- _AIM OF THE EXERCISE_:
Will you print the material below without altering a single character?

- _MATERIAL PROVIDED_:

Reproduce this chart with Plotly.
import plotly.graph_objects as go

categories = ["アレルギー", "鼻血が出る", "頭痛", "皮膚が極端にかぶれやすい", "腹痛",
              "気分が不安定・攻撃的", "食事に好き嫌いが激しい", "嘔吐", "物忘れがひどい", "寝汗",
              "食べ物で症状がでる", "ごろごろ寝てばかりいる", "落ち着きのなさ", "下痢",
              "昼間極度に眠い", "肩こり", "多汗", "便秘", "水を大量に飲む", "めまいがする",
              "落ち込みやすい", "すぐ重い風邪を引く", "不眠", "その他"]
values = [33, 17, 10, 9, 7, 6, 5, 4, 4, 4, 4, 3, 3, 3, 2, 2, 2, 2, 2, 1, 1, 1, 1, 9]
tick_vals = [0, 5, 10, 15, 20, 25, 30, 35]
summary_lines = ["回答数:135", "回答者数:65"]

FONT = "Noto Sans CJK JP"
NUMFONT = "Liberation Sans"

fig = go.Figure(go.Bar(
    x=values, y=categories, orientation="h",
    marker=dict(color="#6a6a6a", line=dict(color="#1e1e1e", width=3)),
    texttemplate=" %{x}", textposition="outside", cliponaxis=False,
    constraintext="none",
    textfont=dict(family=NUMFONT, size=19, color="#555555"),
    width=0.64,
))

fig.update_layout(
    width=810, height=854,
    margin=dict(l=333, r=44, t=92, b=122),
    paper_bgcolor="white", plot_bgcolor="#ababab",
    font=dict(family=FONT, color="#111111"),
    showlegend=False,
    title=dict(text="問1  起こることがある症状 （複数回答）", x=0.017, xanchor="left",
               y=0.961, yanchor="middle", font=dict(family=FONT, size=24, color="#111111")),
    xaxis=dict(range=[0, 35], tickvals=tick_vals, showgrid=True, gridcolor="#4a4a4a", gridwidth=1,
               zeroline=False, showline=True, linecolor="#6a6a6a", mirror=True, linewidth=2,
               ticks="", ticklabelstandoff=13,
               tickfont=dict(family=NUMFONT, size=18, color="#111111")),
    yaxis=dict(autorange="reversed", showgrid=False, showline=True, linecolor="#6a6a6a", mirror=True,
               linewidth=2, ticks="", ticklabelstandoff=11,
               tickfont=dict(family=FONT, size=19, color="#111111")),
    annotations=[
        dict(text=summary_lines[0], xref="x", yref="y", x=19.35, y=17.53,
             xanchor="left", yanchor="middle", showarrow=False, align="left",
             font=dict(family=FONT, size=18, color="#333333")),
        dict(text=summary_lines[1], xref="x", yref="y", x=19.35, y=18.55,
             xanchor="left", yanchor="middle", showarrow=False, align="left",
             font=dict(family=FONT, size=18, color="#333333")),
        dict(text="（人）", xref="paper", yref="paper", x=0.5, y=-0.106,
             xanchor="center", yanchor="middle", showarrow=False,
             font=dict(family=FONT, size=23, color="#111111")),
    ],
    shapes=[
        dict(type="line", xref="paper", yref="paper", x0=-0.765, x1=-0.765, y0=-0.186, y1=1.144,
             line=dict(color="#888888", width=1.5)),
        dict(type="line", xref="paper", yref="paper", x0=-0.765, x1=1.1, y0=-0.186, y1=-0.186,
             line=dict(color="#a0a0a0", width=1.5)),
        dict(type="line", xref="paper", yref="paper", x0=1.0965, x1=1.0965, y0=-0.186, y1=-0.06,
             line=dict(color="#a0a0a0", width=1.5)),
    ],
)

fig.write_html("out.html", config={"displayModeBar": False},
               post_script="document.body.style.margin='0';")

- _ANSWER TO THIS TASK_:
Reproduce this chart with Plotly.
import plotly.graph_objects as go

categories = ["アレルギー", "鼻血が出る", "頭痛", "皮膚が極端にかぶれやすい", "腹痛",
              "気分が不安定・攻撃的", "食事に好き嫌いが激しい", "嘔吐", "物忘れがひどい", "寝汗",
              "食べ物で症状がでる", "ごろごろ寝てばかりいる", "落ち着きのなさ", "下痢",
              "昼間極度に眠い", "肩こり", "多汗", "便秘", "水を大量に飲む", "めまいがする",
              "落ち込みやすい", "すぐ重い風邪を引く", "不眠", "その他"]
values = [33, 17, 10, 9, 7, 6, 5, 4, 4, 4, 4, 3, 3, 3, 2, 2, 2, 2, 2, 1, 1, 1, 1, 9]
tick_vals = [0, 5, 10, 15, 20, 25, 30, 35]
summary_lines = ["回答数:135", "回答者数:65"]

FONT = "Noto Sans CJK JP"
NUMFONT = "Liberation Sans"

fig = go.Figure(go.Bar(
    x=values, y=categories, orientation="h",
    marker=dict(color="#6a6a6a", line=dict(color="#1e1e1e", width=3)),
    texttemplate=" %{x}", textposition="outside", cliponaxis=False,
    constraintext="none",
    textfont=dict(family=NUMFONT, size=19, color="#555555"),
    width=0.64,
))

fig.update_layout(
    width=810, height=854,
    margin=dict(l=333, r=44, t=92, b=122),
    paper_bgcolor="white", plot_bgcolor="#ababab",
    font=dict(family=FONT, color="#111111"),
    showlegend=False,
    title=dict(text="問1  起こることがある症状 （複数回答）", x=0.017, xanchor="left",
               y=0.961, yanchor="middle", font=dict(family=FONT, size=24, color="#111111")),
    xaxis=dict(range=[0, 35], tickvals=tick_vals, showgrid=True, gridcolor="#4a4a4a", gridwidth=1,
               zeroline=False, showline=True, linecolor="#6a6a6a", mirror=True, linewidth=2,
               ticks="", ticklabelstandoff=13,
               tickfont=dict(family=NUMFONT, size=18, color="#111111")),
    yaxis=dict(autorange="reversed", showgrid=False, showline=True, linecolor="#6a6a6a", mirror=True,
               linewidth=2, ticks="", ticklabelstandoff=11,
               tickfont=dict(family=FONT, size=19, color="#111111")),
    annotations=[
        dict(text=summary_lines[0], xref="x", yref="y", x=19.35, y=17.53,
             xanchor="left", yanchor="middle", showarrow=False, align="left",
             font=dict(family=FONT, size=18, color="#333333")),
        dict(text=summary_lines[1], xref="x", yref="y", x=19.35, y=18.55,
             xanchor="left", yanchor="middle", showarrow=False, align="left",
             font=dict(family=FONT, size=18, color="#333333")),
        dict(text="（人）", xref="paper", yref="paper", x=0.5, y=-0.106,
             xanchor="center", yanchor="middle", showarrow=False,
             font=dict(family=FONT, size=23, color="#111111")),
    ],
    shapes=[
        dict(type="line", xref="paper", yref="paper", x0=-0.765, x1=-0.765, y0=-0.186, y1=1.144,
             line=dict(color="#888888", width=1.5)),
        dict(type="line", xref="paper", yref="paper", x0=-0.765, x1=1.1, y0=-0.186, y1=-0.186,
             line=dict(color="#a0a0a0", width=1.5)),
        dict(type="line", xref="paper", yref="paper", x0=1.0965, x1=1.0965, y0=-0.186, y1=-0.06,
             line=dict(color="#a0a0a0", width=1.5)),
    ],
)

fig.write_html("out.html", config={"displayModeBar": False},
               post_script="document.body.style.margin='0';")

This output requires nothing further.